Chroniques de Philippe Curval

Dan Simmons : Hypérion

(Hyperion, 1989)

roman de Science-Fiction par nouvelles

chronique par Philippe Curval, 1992

par ailleurs :
Six personnages en quête du Gritche

Le charme des livres tient quelquefois dans l'aversion qu'on entretient d'avance à leur égard, dont les motifs inconscients s'avèrent erronés après lecture. Ainsi, Hypérion de Dan Simmons ne m'inspirait guère. Primé jusqu'à la gueule, emballé dans la nouvelle couverture d'"Ailleurs et demain" qui n'est pas attrayante, énorme pavé de surcroît, ce roman avait les vertus d'un repoussoir.

J'eus la joie d'y respirer une saine bouffée de vent solaire, propice au passage de l'hiver.

Hypérion ne prétend pas au statut de livre-univers, comme l'affirme le prière d'insérer, ni à celui d'œuvre majeure, comme semblent le croire mes confrères américains ; en revanche, c'est un excellent space opera que son auteur a pris un vif plaisir à écrire. Il n'existe pas de vrai lecteur de SF qui n'en soit avide.

Dan Simmons, “nouvelle-étoile-au-firmament-de-la-Science-Fiction”, ne s'est pas privé d'utiliser les bonnes recettes du passé pour y parvenir. Joignant au principe du récit fragmenté des Mille et une nuits, celui de l'exploration des stéréotypes, il a su pourtant éviter les lourdeurs de l'imitation. Bien sûr, on flotte parfois sur l'océan des réminiscences, où les alizés du déjà-lu enflent nos voiles.
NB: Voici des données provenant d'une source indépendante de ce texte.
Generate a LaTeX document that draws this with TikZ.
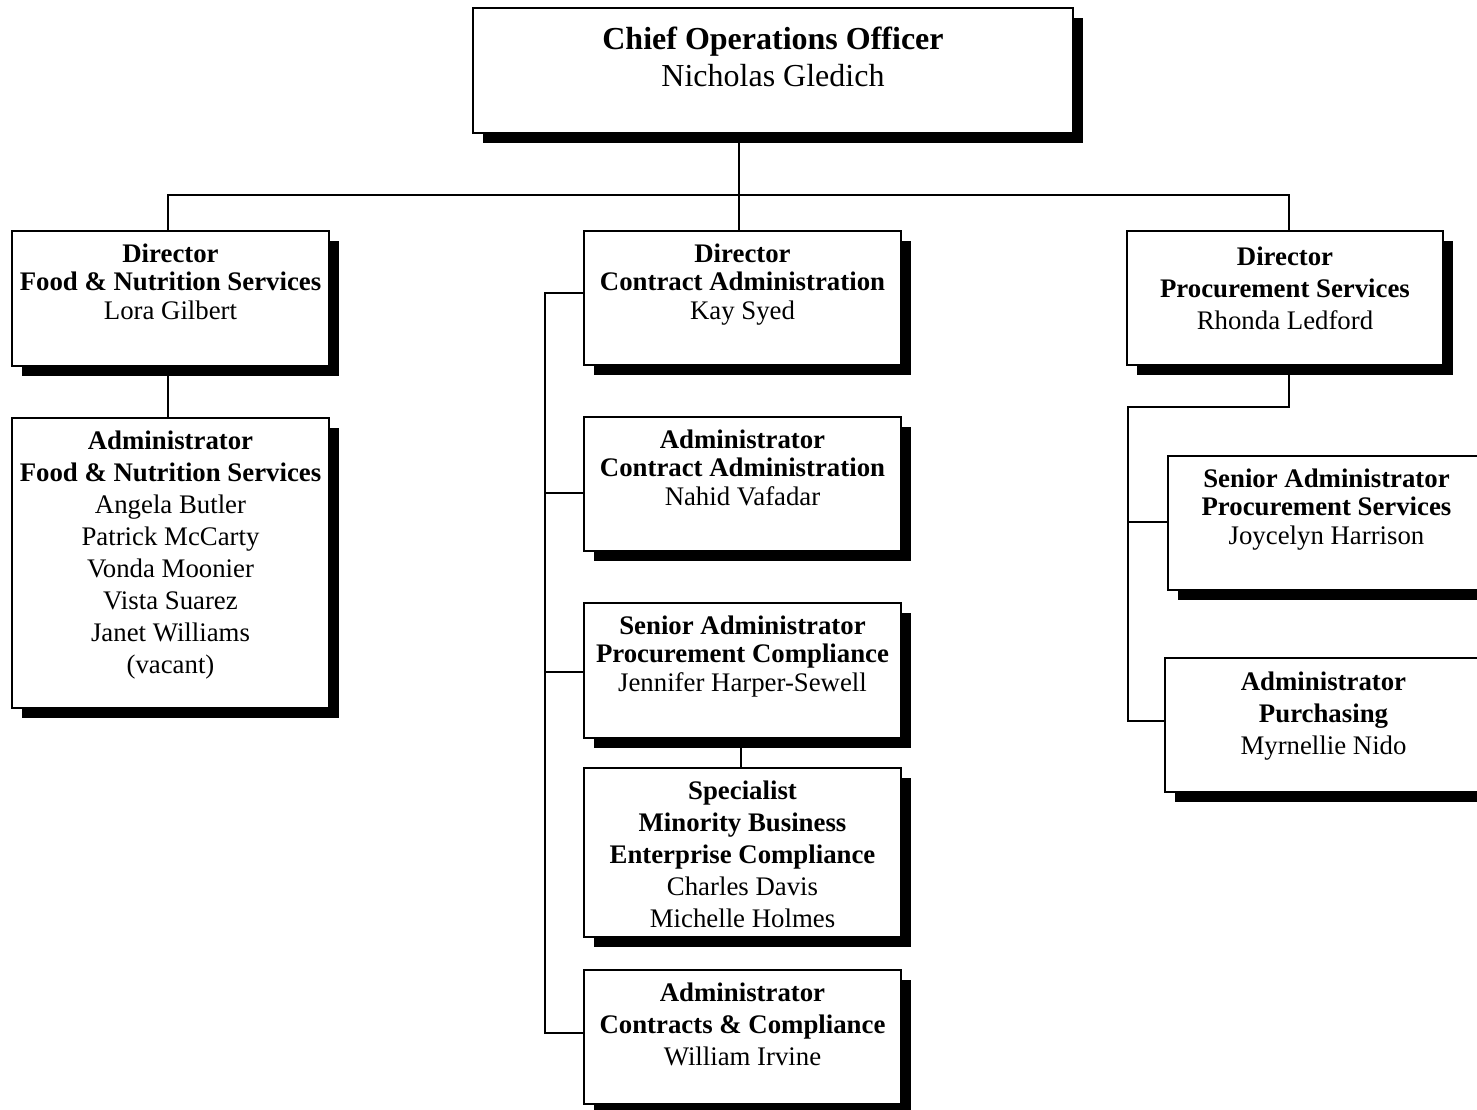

Mais, lorsque la houle de l'imaginaire exalte son inspiration, l'auteur atteint souvent à l'original. Surtout lorsqu'il se hausse à l'exercice de style et renouvelle habilement une thématique grâce à son art habile de la composition.

Grand spectacle en son stéréo et cinémascope, Hypérion n'a rien du roman étriqué ni du best-seller prétentieux ; il explore le xxviiie siècle avec une liberté de ton qui le dispute à la jubilation. Sept personnages en quête de vérité sont réunis sur une planète perdue des marges, pour confronter — en autant de récits moins un —, leur approche du Gritche, créature barbare et mystérieuse hérissée de lames et de mâchoires bioniques, dont le nom fait régner l'épouvante. Révérée par l'église des Templiers et protégée par les Tombeaux du Temps, cette entité constitue la seule énigme universelle dont la présence s'oppose à la toute-puissance de l'Hégémonie, à l'invasion des Extros, aux sournoises manœuvres des Intelligences Artificielles.

À travers cette enquête dont les prolongements politiques, philosophiques et religieux s'enracinent clandestinement dans cette société complexe, se dessine l'imagerie protéiforme d'un monde futur, révélateur de nos angoisses actuelles.

Ces six destins exemplaires qui se racontent sont en effet choisis pour composer un chant-canon où se répondent les protagonistes d'un avenir où tout est possible mais rien n'est encore vraiment permis, puisque l'Homme est assujetti aux fantasmes qui nous hantent : faillite des idéologies, dérégulation des États, abandon des valeurs traditionnelles, impuissance de l'individualisme, menace des technostructures, montée de l'Islam, et tutti quanti.

Aussi, la pertinence de ce récit à plusieurs voix vaut-il par la singularité de chacune. Il se trouve des temps forts dans Hypérion, comme l'histoire du père Lenar Hoyt découvrant la vraie croix imprimée dans sa chair ; celle de Martin Silenus, Verlaine braillard dont la fureur poétique finit par épuiser les mots ; de Sol Weintraub, dont la fille ne cesse de rajeunir après sa mission archéologique dans les Tombeaux du Temps. Ici, le style est vif, le ton juste, le caractère bien senti, l'imaginaire riche de trouvailles diaboliques, et le roman se hausse au niveau de ses aspirations. D'autres, comme celui du colonel Fedmahn Kassad et de son amante magique, ou de Brawne Lamia et de son Keats synthétique, qui s'appuient sur des trames plus classiques, s'opposent à la dynamique de l'ensemble.

Dan Simmons possède un métier capable de faire oublier ces défauts. Bien qu'épais et fragmenté, Hypérion se lit d'une traite et, la dernière page tournée, pose les questions qui troublent délicieusement l'amateur d'épopées galactiques. Dommage que la réflexion amène ensuite à trouver des failles logiques à la conclusion provisoire du roman. Nul doute que la Chute d'Hypérion, qui suivra dans la même collection, fournira des serrures aux clefs qui nous manquent.